Well, we were in the same country, the same village, the same building even, in a flat that in structural terms was a straight mirror image of our own, and yet on stepping into casa Visentini we were immediately in a different world. Everything here was modern, pleasantly styled, clean as a pin, with a light touch to the ornaments, the lithographs on the walls, the low, modern, comfortable sofa. If there was, perhaps, just one thing in common with our own accommodation, and with so many other homes I have been into in the Veneto, it was in the desire for a certain formality, a certain achieved composition in every room, ritualistic and ceremonial. Cosy is not a word one would normally apply to an Italian interior, nor would the owners be proud to hear their furnishings thus described. The briefest glance at the Visentini’s flat showed that the whole domestic environment had been most painstakingly arranged, nothing left to chance, nothing haphazard. Everywhere lines met and diverged in clean, carefully calculated, stylish angles. The exact opposite of the world outside.

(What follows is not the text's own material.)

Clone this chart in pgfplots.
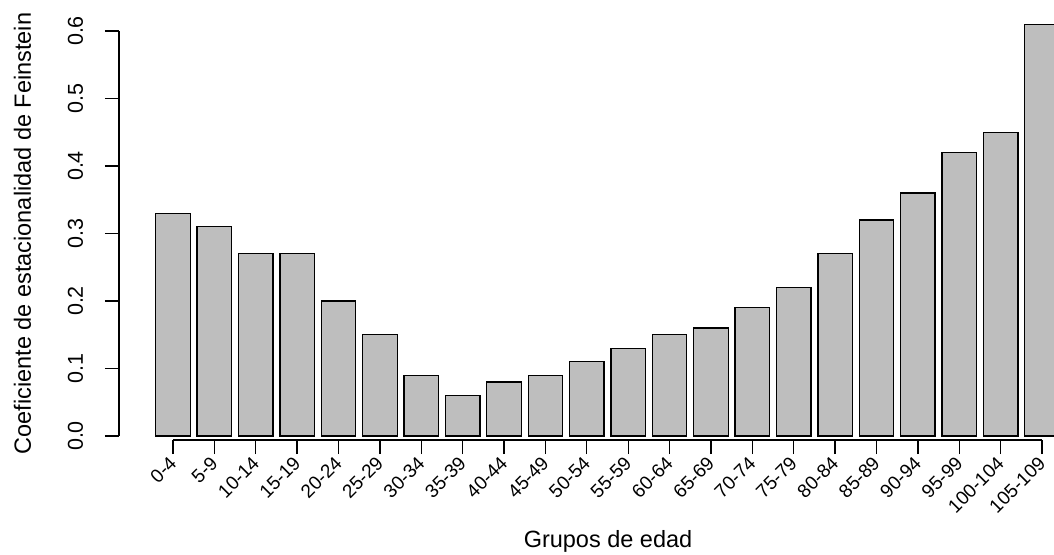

And at first Orietta and Giampaolo were as guarded and rigidly polite as their furniture was attractive and composed. Yes, we were invited in, and with kindness. Indeed they insisted we come in. For this was the right thing. But it was not clear what we were to talk about. They did not want to be drawn immediately on the — for us — burning issues of a hostile Lucilla and a howling dog. Giampaolo in particular was poker-faced. The rubbish, he explained, was usually placed in a large, shared, plastic dustbin which was then put outside the gate for collection every morning. However, Lucilla had removed this bin on our arrival, making it abundantly clear she did not want us to enjoy the use of it.
The Visentini offered no comment on this state of affairs. Presumably, we must procure a bin of our own.

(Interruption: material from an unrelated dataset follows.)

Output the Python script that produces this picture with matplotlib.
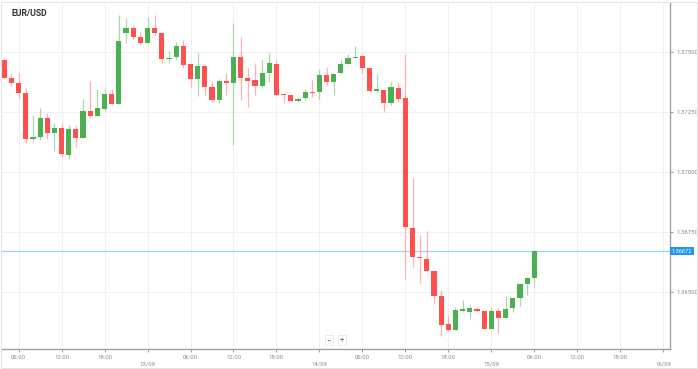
import matplotlib
matplotlib.use("Agg")
import matplotlib.pyplot as plt
from matplotlib.patches import Rectangle
import numpy as np

plt.rcParams['font.family'] = ['Roboto', 'DejaVu Sans']

title = "EUR/USD"
first_hour = 4  # first candle: 12/09 04:00 (hours counted from 12/09 00:00)
opens = [1.37468, 1.37394, 1.37371, 1.37329, 1.37140, 1.37146, 1.37228, 1.37163, 1.37183, 1.37072,
         1.37179, 1.37142, 1.37257, 1.37235, 1.37264, 1.37325, 1.37285, 1.37579, 1.37600, 1.37565,
         1.37538, 1.37600, 1.37582, 1.37471, 1.37479, 1.37528, 1.37450, 1.37388, 1.37442, 1.37357,
         1.37301, 1.37382, 1.37371, 1.37479, 1.37392, 1.37385, 1.37360, 1.37413, 1.37451, 1.37326,
         1.37322, 1.37297, 1.37308, 1.37336, 1.37336, 1.37405, 1.37376, 1.37413, 1.37451, 1.37475,
         1.37485, 1.37436, 1.37339, 1.37343, 1.37288, 1.37350, 1.37308, 1.36769, 1.36648, 1.36640,
         1.36590, 1.36485, 1.36367, 1.36344, 1.36423, 1.36417, 1.36430, 1.36423, 1.36348, 1.36422,
         1.36394, 1.36433, 1.36475, 1.36533, 1.36561]
highs = [1.37476, 1.37415, 1.37415, 1.37350, 1.37239, 1.37267, 1.37248, 1.37204, 1.37204, 1.37197,
         1.37197, 1.37304, 1.37380, 1.37346, 1.37350, 1.37346, 1.37655, 1.37642, 1.37614, 1.37586,
         1.37648, 1.37655, 1.37582, 1.37507, 1.37542, 1.37551, 1.37450, 1.37496, 1.37447, 1.37378,
         1.37388, 1.37415, 1.37623, 1.37565, 1.37433, 1.37454, 1.37468, 1.37498, 1.37468, 1.37326,
         1.37322, 1.37315, 1.37346, 1.37385, 1.37429, 1.37438, 1.37410, 1.37471, 1.37493, 1.37526,
         1.37493, 1.37436, 1.37408, 1.37343, 1.37378, 1.37378, 1.37493, 1.36976, 1.36739, 1.36757,
         1.36590, 1.36510, 1.36401, 1.36440, 1.36468, 1.36447, 1.36440, 1.36423, 1.36436, 1.36436,
         1.36485, 1.36475, 1.36538, 1.36565, 1.36676]
lows = [1.37393, 1.37360, 1.37308, 1.37123, 1.37128, 1.37135, 1.37138, 1.37090, 1.37063, 1.37054,
        1.37107, 1.37142, 1.37225, 1.37235, 1.37255, 1.37285, 1.37285, 1.37540, 1.37551, 1.37535,
        1.37538, 1.37572, 1.37457, 1.37454, 1.37471, 1.37433, 1.37354, 1.37318, 1.37322, 1.37294,
        1.37290, 1.37322, 1.37114, 1.37301, 1.37273, 1.37322, 1.37354, 1.37378, 1.37322, 1.37288,
        1.37294, 1.37294, 1.37301, 1.37315, 1.37305, 1.37360, 1.37322, 1.37410, 1.37451, 1.37475,
        1.37413, 1.37336, 1.37329, 1.37253, 1.37280, 1.37294, 1.36554, 1.36607, 1.36540, 1.36586,
        1.36451, 1.36316, 1.36337, 1.36344, 1.36419, 1.36388, 1.36419, 1.36348, 1.36348, 1.36330,
        1.36394, 1.36419, 1.36444, 1.36489, 1.36521]
closes = [1.37394, 1.37371, 1.37329, 1.37138, 1.37148, 1.37228, 1.37163, 1.37183, 1.37076, 1.37179,
          1.37142, 1.37257, 1.37235, 1.37267, 1.37325, 1.37285, 1.37547, 1.37603, 1.37565, 1.37538,
          1.37600, 1.37582, 1.37471, 1.37476, 1.37528, 1.37447, 1.37388, 1.37442, 1.37357, 1.37301,
          1.37382, 1.37371, 1.37482, 1.37392, 1.37382, 1.37360, 1.37413, 1.37454, 1.37322, 1.37321,
          1.37297, 1.37305, 1.37333, 1.37332, 1.37405, 1.37378, 1.37410, 1.37451, 1.37475, 1.37482,
          1.37433, 1.37339, 1.37346, 1.37290, 1.37354, 1.37305, 1.36771, 1.36646, 1.36642, 1.36590,
          1.36485, 1.36365, 1.36344, 1.36426, 1.36429, 1.36436, 1.36423, 1.36348, 1.36422, 1.36394,
          1.36429, 1.36475, 1.36533, 1.36561, 1.36672]

x_tick_hours = [6, 12, 18, 24, 30, 36, 42, 48, 54, 60, 66, 72, 78, 84, 90, 96]
x_tick_labels = ["06:00", "12:00", "18:00", "\n13/09", "06:00", "12:00", "18:00", "\n14/09",
                 "06:00", "12:00", "18:00", "\n15/09", "06:00", "12:00", "18:00", "\n16/09"]
y_ticks = [1.36500, 1.36750, 1.37000, 1.37250, 1.37500]
y_tick_labels = ["1.36500", "1.36750", "1.37000", "1.37250", "1.37500"]

W, H = 698, 369
fig = plt.figure(figsize=(W / 100, H / 100), dpi=100)
fig.patches.append(Rectangle((0.5 / W, 1.5 / H), (W - 1.5) / W, (H - 3) / H, transform=fig.transFigure,
                             fill=False, edgecolor='#e4e4e4', linewidth=0.8))
ax = fig.add_axes([2 / W, 1 - 349 / H, (669.5 - 2) / W, (349 - 3) / H])
ax.set_facecolor('white')

GREEN = '#4caf50'
RED = '#ff4f4f'
hours = first_hour + np.arange(len(opens))
o = np.array(opens); c = np.array(closes); hi = np.array(highs); lo = np.array(lows)
up = c >= o
colors = np.where(up, GREEN, RED)
wick_colors = np.where(up, '#a8d8aa', '#ffb0b0')

ax.vlines(hours, lo, hi, colors=wick_colors, linewidth=0.9, zorder=3)
body_bottom = np.minimum(o, c)
body_h = np.maximum(np.abs(c - o), 0.000045)
ax.bar(hours, body_h, bottom=body_bottom, width=0.72, color=colors, linewidth=0, zorder=4)

ax.set_xlim(3.68, 96.88)
ax.set_ylim(1.362638, 1.377054)

ax.set_xticks(x_tick_hours)
ax.set_xticklabels(x_tick_labels)
ax.set_yticks(y_ticks)
ax.set_yticklabels(y_tick_labels)
ax.yaxis.tick_right()
ax.grid(True, color='#f0f0f0', linewidth=0.8, zorder=0)
ax.set_axisbelow(True)
ax.tick_params(axis='both', labelsize=4.3, colors='#8a8a8a', length=2.5, width=0.6, pad=2)
ax.tick_params(axis='y', pad=2.5)
for s in ['top', 'left']:
    ax.spines[s].set_visible(False)
ax.spines['right'].set_color('#a0a0a0')
ax.spines['bottom'].set_color('#a0a0a0')
ax.spines['right'].set_linewidth(1)
ax.spines['bottom'].set_linewidth(1)

# current price line and label
last = closes[-1]
ax.axhline(last, color='#9fd0f5', linewidth=0.9, zorder=2)
ax.annotate(f"{last:.5f}", xy=(1.0, last), xycoords=('axes fraction', 'data'),
            xytext=(1.8, 0), textcoords='offset points', va='center', ha='left',
            fontsize=4.1, color='white',
            bbox=dict(boxstyle='square,pad=0.3', fc='#2196f3', ec='none'))

# title
fig.text(12 / W, 1 - 13 / H, title, fontsize=6.2, fontweight='bold', color='#333333',
         ha='left', va='center')

# zoom buttons
for label, px in [("\u2212", 329), ("+", 342)]:
    fig.text(px / W, 1 - 340 / H, label, fontsize=5.5, color='#555555', ha='center', va='center',
             bbox=dict(boxstyle='square,pad=0.25', fc='white', ec='#e6e6e6', lw=0.6))

fig.savefig("out.png", dpi=100)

I then asked about the garage which Signora Marta had mentioned. Tall and serious, but handsome too, and with something boyish about him somewhere, Giampaolo led me downstairs to a semi-basement where, turning right at the bottom of the stairs, a very big area the size of a whole flat served as the shared condominium garage. I was immediately impressed by the positively licked cleanness of the smoothly finished red-brick tiles that had been chosen for the flooring: no oil stains, barely visible tyre marks. Attractive as it was, this simply didn’t seem necessary for a garage.

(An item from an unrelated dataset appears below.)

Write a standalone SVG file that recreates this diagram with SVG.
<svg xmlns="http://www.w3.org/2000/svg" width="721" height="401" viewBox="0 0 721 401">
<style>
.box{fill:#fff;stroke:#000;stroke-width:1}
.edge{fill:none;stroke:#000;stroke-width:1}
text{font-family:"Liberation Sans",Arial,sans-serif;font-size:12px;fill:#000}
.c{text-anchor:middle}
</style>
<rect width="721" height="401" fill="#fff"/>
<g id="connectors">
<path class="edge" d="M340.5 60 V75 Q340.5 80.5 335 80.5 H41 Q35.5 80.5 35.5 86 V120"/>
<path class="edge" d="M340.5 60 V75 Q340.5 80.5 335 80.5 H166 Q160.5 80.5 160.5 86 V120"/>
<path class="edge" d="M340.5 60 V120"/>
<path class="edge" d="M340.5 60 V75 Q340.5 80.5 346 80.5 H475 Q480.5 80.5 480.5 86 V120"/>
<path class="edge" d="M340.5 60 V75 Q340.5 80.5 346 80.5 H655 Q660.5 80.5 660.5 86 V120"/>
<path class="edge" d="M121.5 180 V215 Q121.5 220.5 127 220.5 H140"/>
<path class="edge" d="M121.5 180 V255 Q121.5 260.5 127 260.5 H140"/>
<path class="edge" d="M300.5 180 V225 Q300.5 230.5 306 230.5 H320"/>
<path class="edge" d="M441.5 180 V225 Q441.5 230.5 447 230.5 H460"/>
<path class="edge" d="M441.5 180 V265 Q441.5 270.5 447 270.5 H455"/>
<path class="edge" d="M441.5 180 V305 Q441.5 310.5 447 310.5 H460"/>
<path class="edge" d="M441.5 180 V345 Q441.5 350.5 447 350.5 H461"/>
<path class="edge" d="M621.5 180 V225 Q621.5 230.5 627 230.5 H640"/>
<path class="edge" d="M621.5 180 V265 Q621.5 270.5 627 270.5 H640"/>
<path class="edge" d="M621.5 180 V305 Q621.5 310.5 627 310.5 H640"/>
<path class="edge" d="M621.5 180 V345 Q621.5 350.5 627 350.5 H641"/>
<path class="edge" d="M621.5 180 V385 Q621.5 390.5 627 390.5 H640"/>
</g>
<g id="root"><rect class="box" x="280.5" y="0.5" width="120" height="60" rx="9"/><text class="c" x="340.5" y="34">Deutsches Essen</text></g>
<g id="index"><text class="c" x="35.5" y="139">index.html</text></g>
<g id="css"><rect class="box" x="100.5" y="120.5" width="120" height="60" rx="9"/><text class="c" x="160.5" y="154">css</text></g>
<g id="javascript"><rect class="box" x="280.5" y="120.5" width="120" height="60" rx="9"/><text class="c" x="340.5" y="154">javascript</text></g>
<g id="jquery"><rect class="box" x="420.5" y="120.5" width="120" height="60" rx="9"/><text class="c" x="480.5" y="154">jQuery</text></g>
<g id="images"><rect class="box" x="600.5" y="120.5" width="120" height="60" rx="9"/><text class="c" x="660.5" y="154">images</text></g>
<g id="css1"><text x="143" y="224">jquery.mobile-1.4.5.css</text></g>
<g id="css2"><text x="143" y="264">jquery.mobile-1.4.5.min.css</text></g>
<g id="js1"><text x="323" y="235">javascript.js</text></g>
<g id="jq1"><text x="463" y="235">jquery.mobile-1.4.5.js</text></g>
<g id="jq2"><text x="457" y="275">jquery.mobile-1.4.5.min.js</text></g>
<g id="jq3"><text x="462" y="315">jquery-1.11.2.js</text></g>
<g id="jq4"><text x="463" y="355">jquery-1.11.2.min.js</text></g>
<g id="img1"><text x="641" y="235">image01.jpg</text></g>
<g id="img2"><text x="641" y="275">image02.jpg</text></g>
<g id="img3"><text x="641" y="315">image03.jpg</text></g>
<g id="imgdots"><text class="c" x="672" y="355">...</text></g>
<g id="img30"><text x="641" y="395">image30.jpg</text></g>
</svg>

Four parking spaces had been marked out between cement pillars. To the far side was Giampaolo’s gleaming white twin-carburettor Giulietta, just in front of us a minuscule Fiat 126, again white. The other two places were empty.
I asked which was my space. Giampaolo said this one on our right was Flat 1’s and so Vittorina’s (Lucilla’s sister-in-law), and the space to the left of the Giulietta at the far end was Flat 3’s, our own. Però , he warned, neither space had been used since the death of the male members of those households: Umberto Patuzzi and Giosuè Zambon. This was a question of respect. He showed me the small crucifixes on the pillars beside the spaces. Lucilla, he said, was a superstitious person, but not ultimately an unpleasant one. It was merely a question of time.
I remarked that if using the garage meant war with Lucilla, forget it, it didn’t matter, my car had little bodywork worth saving. This did not bring a smile, and in retrospect it occurs to me how foolish such jokiness is amidst a nation of car worshippers. A man who has spent six months of his stipendio buying an Alfa Romeo twin-carburettor Giulietta which he hardly ever uses, does not want to hear that others are quite happy to get by with a ten-year-old rusting Passat. And bright orange at that.
Before returning to the women upstairs, Giampaolo made a point of showing me the communal taverna .
A taverna is a large basement or semi-basement room situated beneath a modern villetta, palazzina , or small condominium of central or northern Italy, and it is dedicated to partying. It must have a large, preferably enormous fireplace, suitable for barbecuing; a selection of strictly labelless wines, alpine-style pine furniture, one long banqueting table, an area with sink for washing dishes, and perhaps a stereo. On the walls, as was the case in Via Colombare, decorations should include old posters showing views of the mountains or the country, some hunting trophies (here, remarkably, a surely fake cheetah) and such things as old swords or shot-guns. In Via Colombare there were Patuzzi’s wooden skis from perhaps forty years ago.
It should be said that old houses do not have taverne . Only new ones. For the taverna is the contemporary Italian’s dream of the past, an exercise in urban adaptation and nostalgia. That is to say, this big below-ground party room attempts to recreate, for the modern flat-dweller in his cramped condominium, the feeling of those huge old country kitchens with their abundance of game, polenta and local wine which still take up such a large space in the national consciousness. Thus, in many a taverna , often beneath the most uninspiring prefabricated structures, you will find that the occupants have bought an authentic old pietra serena fireplace to install in the wall, or, if they cannot afford the real thing, then at least a decent imitation, with an impressive array of black iron fire-tending implements. Tables likewise tend to be old or to look old and you must have at least one ornate high-backed hard wooden chair which no one ever sits on.